Come ha ricordato Fernando Aramburu, la Russia non coincide con il suo leader. E lo stesso vale, in senso più ampio, per ogni contesto di conflitto: gli artisti non sono i governi, le opere non sono atti di guerra. Colpirle rischia di produrre più semplificazione che giustizia, più silenzi che comprensione.

Allo stesso tempo, continuare a invocare la neutralità come se nulla fosse rischia di apparire come un alibi. L’Eurovision è un palcoscenico di identità nazionali, tensioni simboliche, messaggi impliciti.
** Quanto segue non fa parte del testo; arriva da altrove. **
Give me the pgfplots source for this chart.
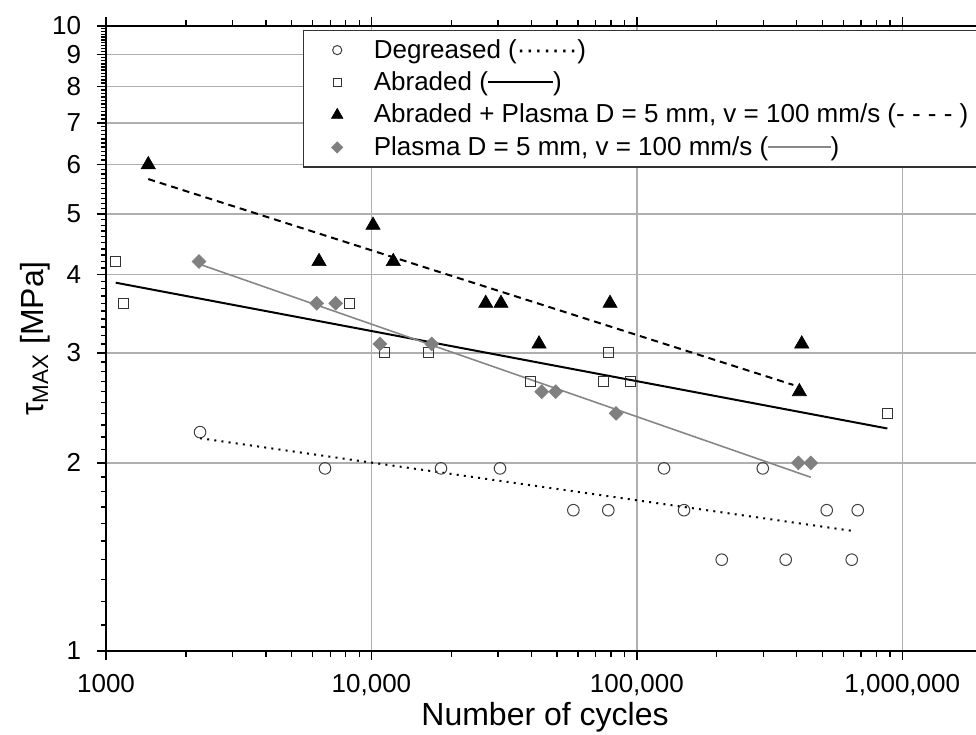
\documentclass[border=0pt]{standalone}
\usepackage{fontspec}
\setmainfont{Liberation Sans}
\usepackage{pgfplots}
\pgfplotsset{compat=1.18}
\usetikzlibrary{calc}
\definecolor{gridgray}{RGB}{175,175,175}
\definecolor{markgray}{RGB}{128,128,128}
\definecolor{linegray}{RGB}{135,135,135}

\begin{document}
\begin{tikzpicture}
\begin{axis}[
  name=ax,
  scale only axis, width=435pt, height=312.5pt,
  xmode=log, ymode=log,
  xmin=1000, xmax=1.897e6, ymin=1, ymax=10,
  axis y line*=left,
  ytick pos=left,
  xtick={1000,10000,100000,1000000},
  xticklabels={1000,{10,000},{100,000},{1,000,000}},
  ytick={1,2,3,4,5,6,7,8,9,10},
  yticklabels={1,2,3,4,5,6,7,8,9,10},
  extra x ticks={2000,3000,4000,5000,6000,7000,8000,9000,
    20000,30000,40000,50000,60000,70000,80000,90000,
    200000,300000,400000,500000,600000,700000,800000,900000},
  extra x tick labels={},
  extra x tick style={grid=none, major tick length=2.5pt, xticklabel style={opacity=0}},
  extra y ticks={1.1,1.2,1.3,1.4,1.5,1.6,1.7,1.8,1.9,
    2.1,2.2,2.3,2.4,2.5,2.6,2.7,2.8,2.9,
    3.1,3.2,3.3,3.4,3.5,3.6,3.7,3.8,3.9,
    4.1,4.2,4.3,4.4,4.5,4.6,4.7,4.8,4.9,
    5.1,5.2,5.3,5.4,5.5,5.6,5.7,5.8,5.9,
    6.1,6.2,6.3,6.4,6.5,6.6,6.7,6.8,6.9,
    7.1,7.2,7.3,7.4,7.5,7.6,7.7,7.8,7.9,
    8.1,8.2,8.3,8.4,8.5,8.6,8.7,8.8,8.9,
    9.1,9.2,9.3,9.4,9.5,9.6,9.7,9.8,9.9},
  extra y tick labels={},
  extra y tick style={grid=none, major tick length=2.5pt, yticklabel style={opacity=0}},
  tick align=outside,
  major tick length=4.5pt,
  every tick/.style={black, line width=0.7pt},
  axis line style={black, line width=1pt},
  grid=major,
  major grid style={gridgray, line width=0.7pt},
  tick label style={font=\fontsize{13}{15}\selectfont},
  yticklabel style={xshift=-4.5pt},
  xticklabel style={yshift=-3.5pt},
  /pgf/number format/assume math mode=true,
  xlabel={Number of cycles},
  ylabel={τ\textsubscript{MAX} [MPa]},
  label style={font=\fontsize{16}{19}\selectfont},
  xlabel style={at={(axis description cs:0.5046,-0.1184)}, anchor=base},
  ylabel style={at={(axis description cs:-0.0724,0.5)}, anchor=base, rotate=0},
  legend image code/.code={\path[draw=none,fill=none] (0pt,-4pt) rectangle (29.5pt,4pt); \draw[#1] plot coordinates {(13pt,0pt)};},
  legend cell align=left,
  legend style={at={(axis description cs:0.226,1)}, anchor=north west, yshift=-2pt,
    draw=black!80, line width=0.6pt, fill=white,
    font=\fontsize{13}{15}\selectfont,
    row sep=1.7pt, inner xsep=4pt, inner ysep=2.5pt,
    nodes={inner sep=1.8pt}},
]

% ---------- trend lines ----------
\addplot[black, line width=1pt, dash pattern=on 1pt off 2.6pt, forget plot]
  coordinates {(2261,2.19) (654300,1.556)};
\addplot[black, line width=1pt, forget plot]
  coordinates {(1088,3.885) (878900,2.27)};
\addplot[black, line width=1pt, dash pattern=on 3.5pt off 2.5pt, forget plot]
  coordinates {(1443,5.69) (388800,2.665)};
\addplot[linegray, line width=0.8pt, forget plot]
  coordinates {(2294,4.146) (452200,1.897)};

% ---------- Degreased ----------
\addplot[only marks, mark=o, mark size=2.9pt, mark options={draw=black!75, fill=white, line width=0.5pt},
  legend image post style={mark size=2.3pt}]
  coordinates {
  (2261,2.24) (6686,1.96) (18290,1.96) (30520,1.96) (57660,1.68) (78080,1.68)
  (126600,1.96) (150600,1.68) (208900,1.40) (298200,1.96) (363900,1.40)
  (519400,1.68) (645200,1.40) (679700,1.68)};
\addlegendentry{Degreased (·······)}

% ---------- Abraded ----------
\addplot[only marks, mark=square, mark size=2.5pt, mark options={draw=black!80, fill=white, line width=0.5pt},
  legend image post style={mark size=2pt}]
  coordinates {
  (1088,4.2) (1162,3.6) (8234,3.6) (11250,3.0) (16380,3.0) (39590,2.7)
  (74770,2.7) (78080,3.0) (94850,2.7) (878900,2.4)};
\addlegendentry{Abraded (\rule[0.3em]{2.5em}{0.7pt})}

% ---------- Abraded + Plasma ----------
\addplot[only marks, mark=triangle*, mark size=4.1pt, mark options={draw=black, fill=black, line width=0.3pt},
  legend image post style={mark size=3.3pt}]
  coordinates {
  (1443,6.0) (6347,4.2) (10140,4.8) (12090,4.2) (26960,3.6) (30780,3.6)
  (42810,3.1) (79250,3.6) (409700,2.6) (418200,3.1)};
\addlegendentry{Abraded + Plasma D = 5 mm, v = 100 mm/s (- - - - )}

% ---------- Plasma ----------
\addplot[only marks, mark=square*, mark size=2.45pt, mark options={rotate=45, draw=markgray, fill=markgray, line width=0.3pt},
  legend image post style={mark size=2pt}]
  coordinates {
  (2241,4.2) (6221,3.6) (7337,3.6) (10770,3.1) (16870,3.1) (43830,2.6)
  (49480,2.6) (83480,2.4) (406100,2.0) (452200,2.0)};
\addlegendentry{Plasma D = 5 mm, v = 100 mm/s (\textcolor{linegray}{\rule[0.3em]{2.4em}{0.6pt}})}

\end{axis}
\pgfresetboundingbox
\path[use as bounding box] ($(ax.south west)+(-53pt,-41.5pt)$) rectangle ($(ax.north east)+(0pt,13pt)$);
\end{tikzpicture}
\end{document}
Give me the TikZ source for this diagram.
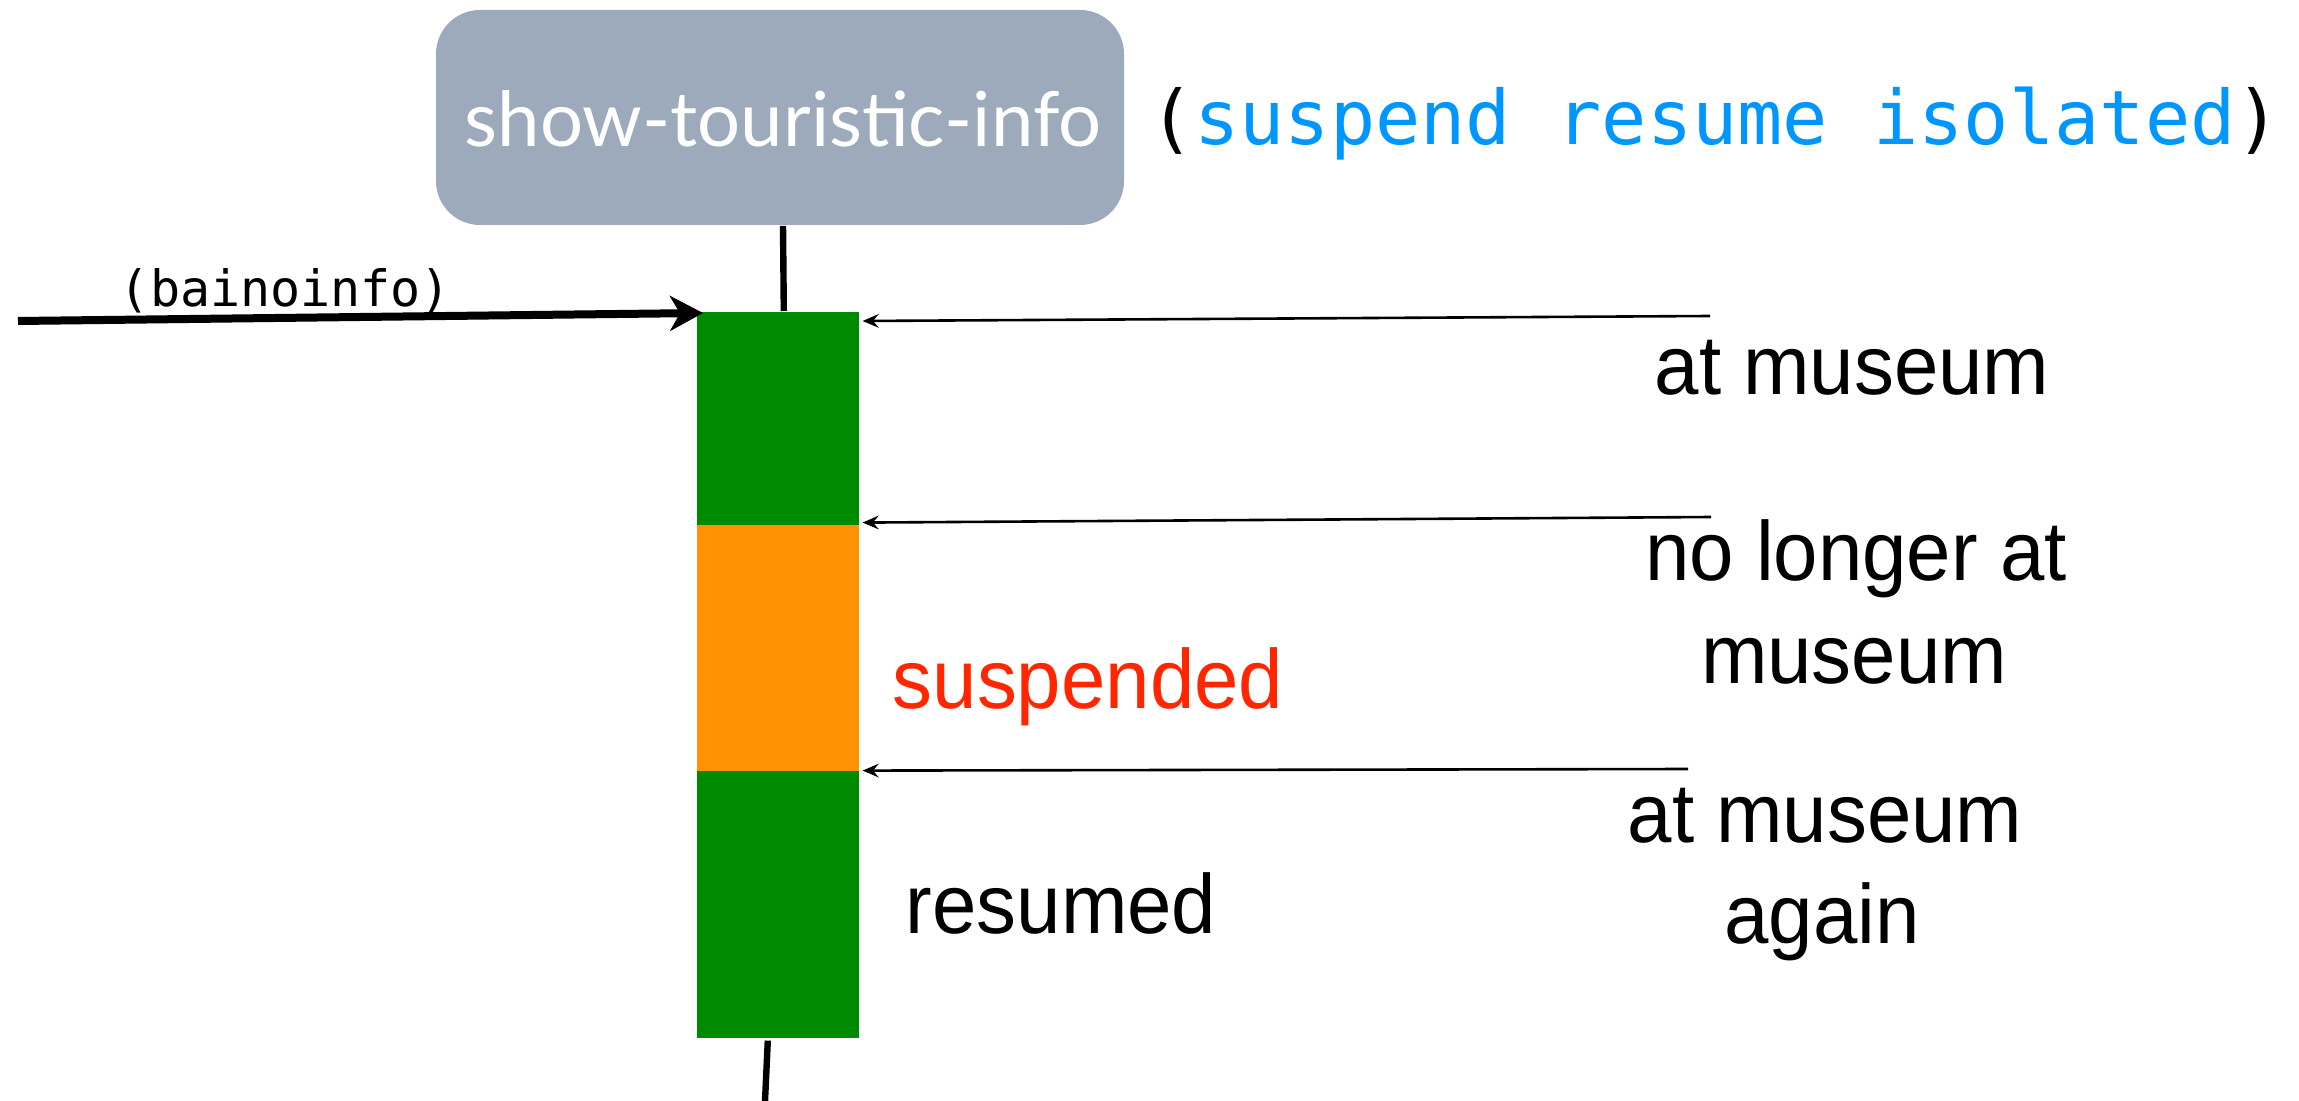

Fingere che oggi sia diverso, mentre interi Paesi si sfilano e artisti rifiutano di salire su quel palco, significa sottovalutare la portata della crisi.

Il punto, allora, non è se la Svizzera debba boicottare o meno. Il punto è che l’Eurovision ha smesso di essere un semplice spettacolo musicale e l’EBU non può più limitarsi a gestire il problema con aggiustamenti tecnici o richiami generici alla neutralità. Serve una riflessione politica nel senso alto del termine: sul ruolo della cultura nei conflitti, sui limiti dell’equidistanza, sul significato concreto di parole come unità e inclusione.

Se la Svizzera ha oggi una responsabilità, non è quella di dare lezioni morali né di alzarsi dal tavolo. È quella di usare la propria posizione e la propria storia diplomatica per pretendere chiarezza. Perché quando un evento nato per unire finisce per dividere, il problema non è chi protesta, ma ciò che non si vuole più vedere.